Overall the designer acts in an enabling capacity. The designer moves in, out and between roles according to what is needed in the situation. In taking on several roles, the designer enables a clear pathway through the experience of designing and solving complex problems.
So what? A framework for understanding and growing
So what does this mean? Understanding these roles assists designers in three ways:
- It provides an articulation of what designers do and how it has changed: It provides insight into how designers lead design projects including the roles they take on and the broad knowledge, skills and tools they use. It makes explicit some aspects of their unconscious competence. It can help in avoiding using a cookie cutter recipe explanation and assist others to understand the depth of capability of the designer.
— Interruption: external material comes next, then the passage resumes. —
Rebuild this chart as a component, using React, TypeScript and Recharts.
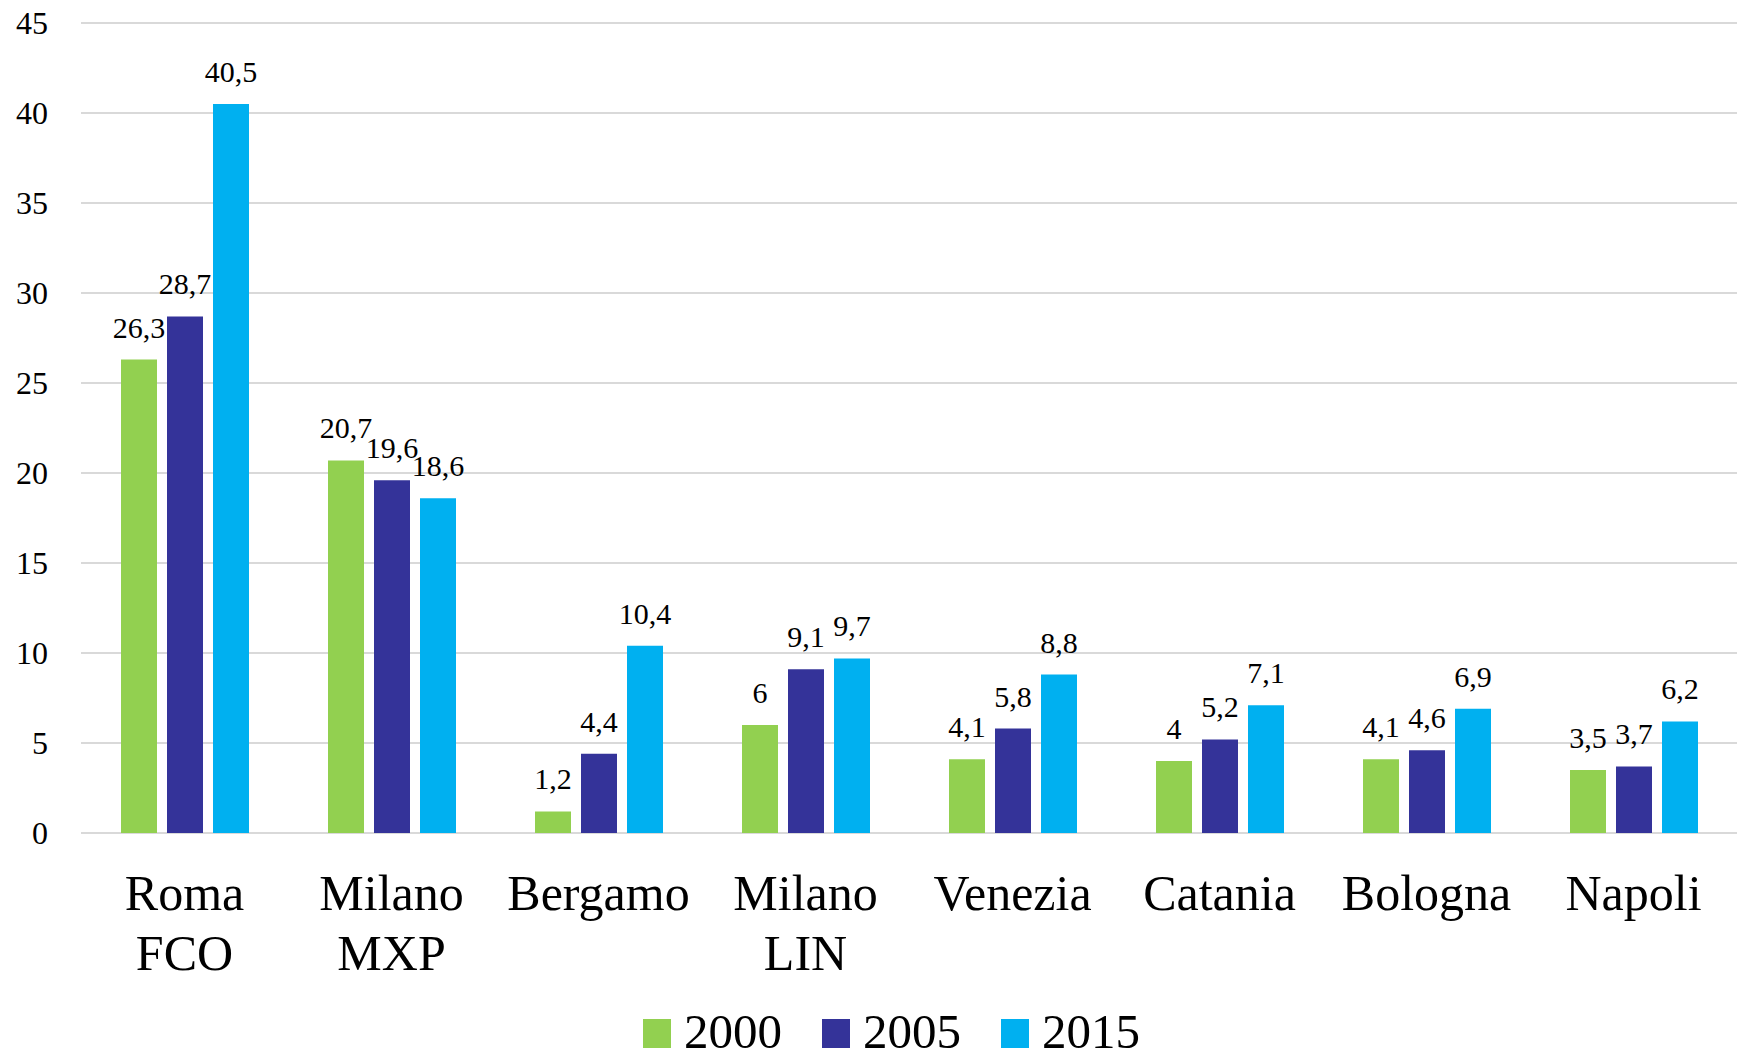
import { BarChart, Bar, XAxis, YAxis, CartesianGrid, Legend, LabelList } from 'recharts'

const airports = ['Roma\nFCO', 'Milano\nMXP', 'Bergamo', 'Milano\nLIN', 'Venezia', 'Catania', 'Bologna', 'Napoli']
const values2000 = [26.3, 20.7, 1.2, 6, 4.1, 4, 4.1, 3.5]
const values2005 = [28.7, 19.6, 4.4, 9.1, 5.8, 5.2, 4.6, 3.7]
const values2015 = [40.5, 18.6, 10.4, 9.7, 8.8, 7.1, 6.9, 6.2]
const yTicks = [0, 5, 10, 15, 20, 25, 30, 35, 40, 45]

const series = [
  { key: 'y2000', name: '2000', color: '#92D050' },
  { key: 'y2005', name: '2005', color: '#343399' },
  { key: 'y2015', name: '2015', color: '#00B0F0' },
]

const data = airports.map((name, i) => ({
  name,
  y2000: values2000[i],
  y2005: values2005[i],
  y2015: values2015[i],
}))

const FONT = '"Liberation Serif", "Times New Roman", serif'

const fmt = (v: any) => String(v).replace('.', ',')

function CategoryTick({ x, y, payload }: any) {
  const lines = String(payload.value).split('\n')
  return (
    <text x={x} y={y + 77} textAnchor="middle" fill="#000" fontFamily={FONT} fontSize={50}>
      {lines.map((line, i) => (
        <tspan key={i} x={x} dy={i === 0 ? 0 : 60}>{line}</tspan>
      ))}
    </text>
  )
}

function ValueTick({ x, y, payload }: any) {
  return (
    <text x={x} y={y} dy={11} textAnchor="end" fill="#000" fontFamily={FONT} fontSize={32}>
      {payload.value}
    </text>
  )
}

function LegendContent() {
  return (
    <div style={{ height: 56, paddingLeft: 643, fontFamily: FONT, fontSize: 49, lineHeight: '56px', whiteSpace: 'nowrap', color: '#000' }}>
      {series.map((s, i) => (
        <span key={s.key} style={{ marginRight: i < series.length - 1 ? 40 : 0 }}>
          <span style={{ display: 'inline-block', width: 28, height: 29, background: s.color, marginRight: 13, verticalAlign: 'baseline' }} />
          {s.name}
        </span>
      ))}
    </div>
  )
}

export default function App() {
  return (
    <div style={{ position: 'absolute', left: 0, top: 0, background: '#fff', fontFamily: FONT }}>
      <BarChart
        width={1745}
        height={1057}
        data={data}
        margin={{ top: 23, right: 8, bottom: 8, left: 0 }}
        barGap={10}
        barSize={36}
      >
        <CartesianGrid vertical={false} stroke="#D9D9D9" strokeWidth={2} />
        <XAxis
          dataKey="name"
          height={160}
          axisLine={false}
          tickLine={false}
          tickSize={0}
          tickMargin={0}
          interval={0}
          tick={<CategoryTick />}
        />
        <YAxis
          width={81}
          domain={[0, 45]}
          ticks={yTicks}
          axisLine={false}
          tickLine={false}
          tickSize={0}
          tickMargin={33}
          tick={<ValueTick />}
        />
        <Legend verticalAlign="bottom" content={<LegendContent />} wrapperStyle={{ left: 0, width: 1745, bottom: -3 }} />
        {series.map((s) => (
          <Bar key={s.key} dataKey={s.key} name={s.name} fill={s.color} isAnimationActive={false}>
            <LabelList dataKey={s.key} position="top" offset={22} formatter={fmt} fill="#000" fontFamily={FONT} fontSize={30} />
          </Bar>
        ))}
      </BarChart>
    </div>
  )
}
It’s much more than just cooking dinner.
- It provides insight into design thinking maturity: These 5 roles require a diverse set of knowledge and skills, and a whole new understanding of the designer. It provides a framework to a designer’s maturity and consider capability development – for example you do you need to develop your skills to be a better chef, waiter, sommelier, maître d or barman?
- It can assist in differentiating the dinners from the dining experiences and evaluate quality in design. For example, Are you providing a great meal but poor service experience? What quality of dining experience are you marketing compared to what you are providing?
After all – a good space, a first class kitchen, good wine list, doesn’t guarantee a great dining experience. These simply assist the restaurant staff to do their best work. Let’s ensure we start to improve the articulation of what designers do and make explicit decisions regarding the experiences we provide. Designers will differentiate themselves based on the how they enable great dining experiences, not just a good home cooked dinner.